Optical Interferometry of a Microquasar: Resolving Super-Eddington Outflows in SS 433

SS 433 rose to astrophysical stardom in the late 1970s with the discovery of its moving optical emission lines of hydrogen and helium which were shown to originate in a mildly relativistic (0.26c), precessing baryonic jet and which established it as the first microquasar. It remains the only known super-Eddington accretor in the Galaxy, possibly an edge-on Galactic ULX. The connection between SS 433 and ULXs, the latter discovered through X-ray observations since the 1980s, has been strengthened by the recent discovery of massive outflows in ULXs akin to those seen in SS 433 and even a second system containing a baryonic relativistic jet.
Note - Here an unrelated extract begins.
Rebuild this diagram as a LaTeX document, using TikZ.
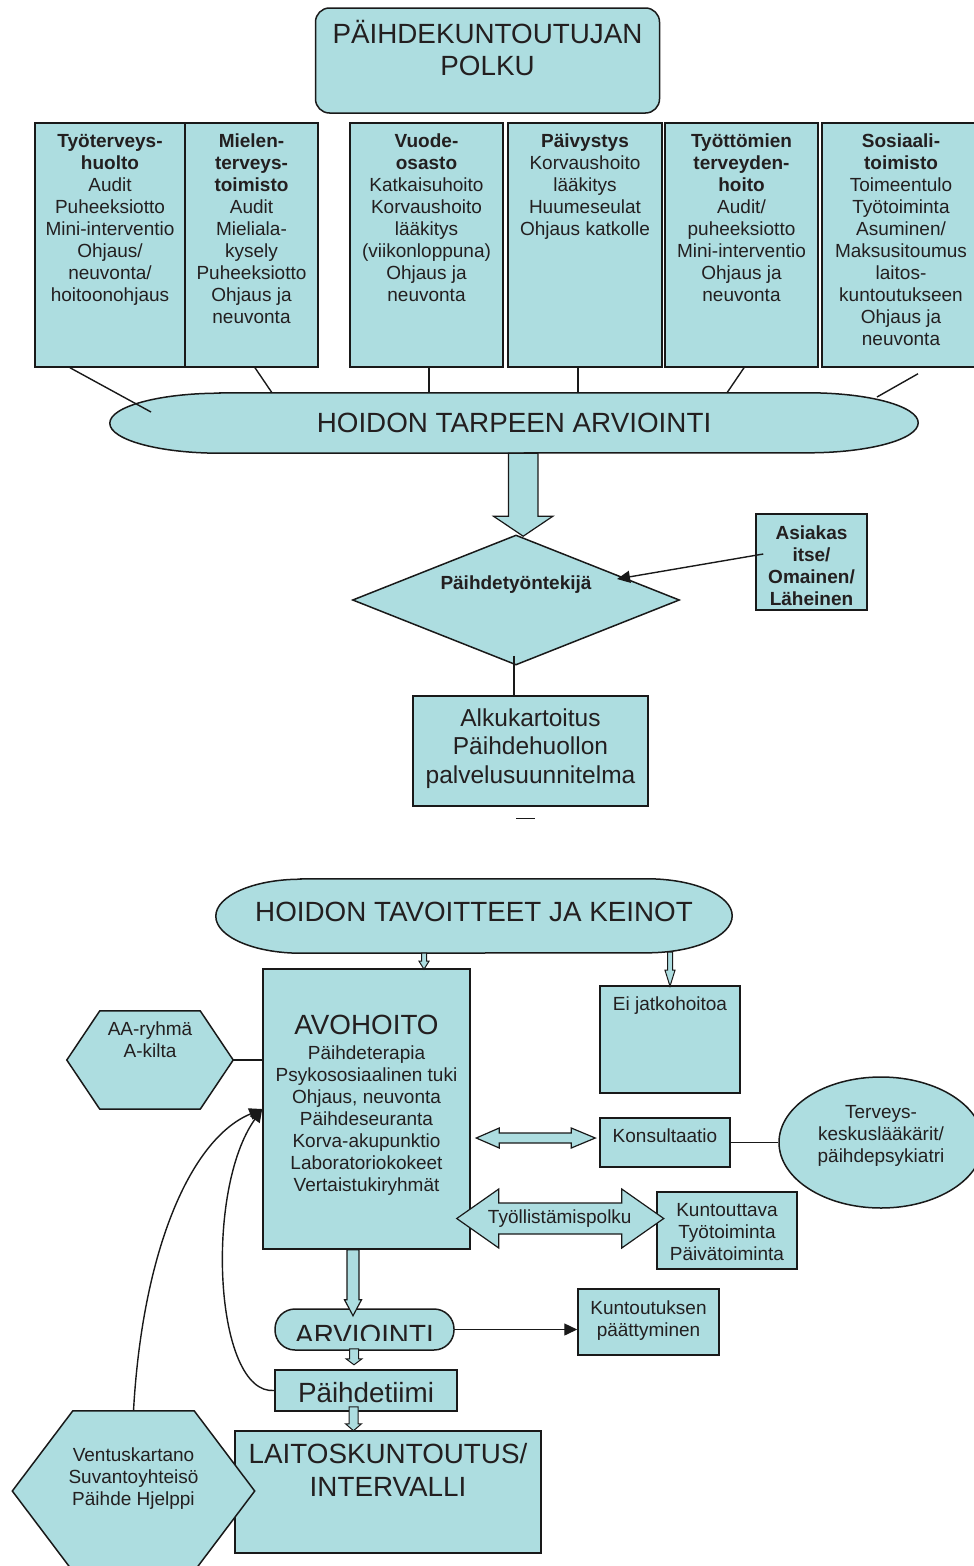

The VLTI instrument GRAVITY achieves sub-milliarcsecond spatial resolution in the near-infrared, sufficient to spatially resolve both SS 433's optical massive winds and baryonic jets for the first time. Over multiple epochs, we find evidence for both a circumbinary disk and polar outflow. The jet structures are emitted closer to the compact object than predicted from optical spectroscopy, but with a consistent exponential emission profile. Using spectro-interferometry, we can further isolate discrete jet ejections and resolve the activity of the central jet in both space and time. We will also present the first XSHOOTER observations of SS 433, which for the first time provide up to 20 pairs of jet lines simultaneously and allow to constrain the conditions and heating mechanism of the optical emitting jet gas as it travels through a dense surrounding medium. We will discuss the implications of these measurements for the accretion-ejection structure of SS 433.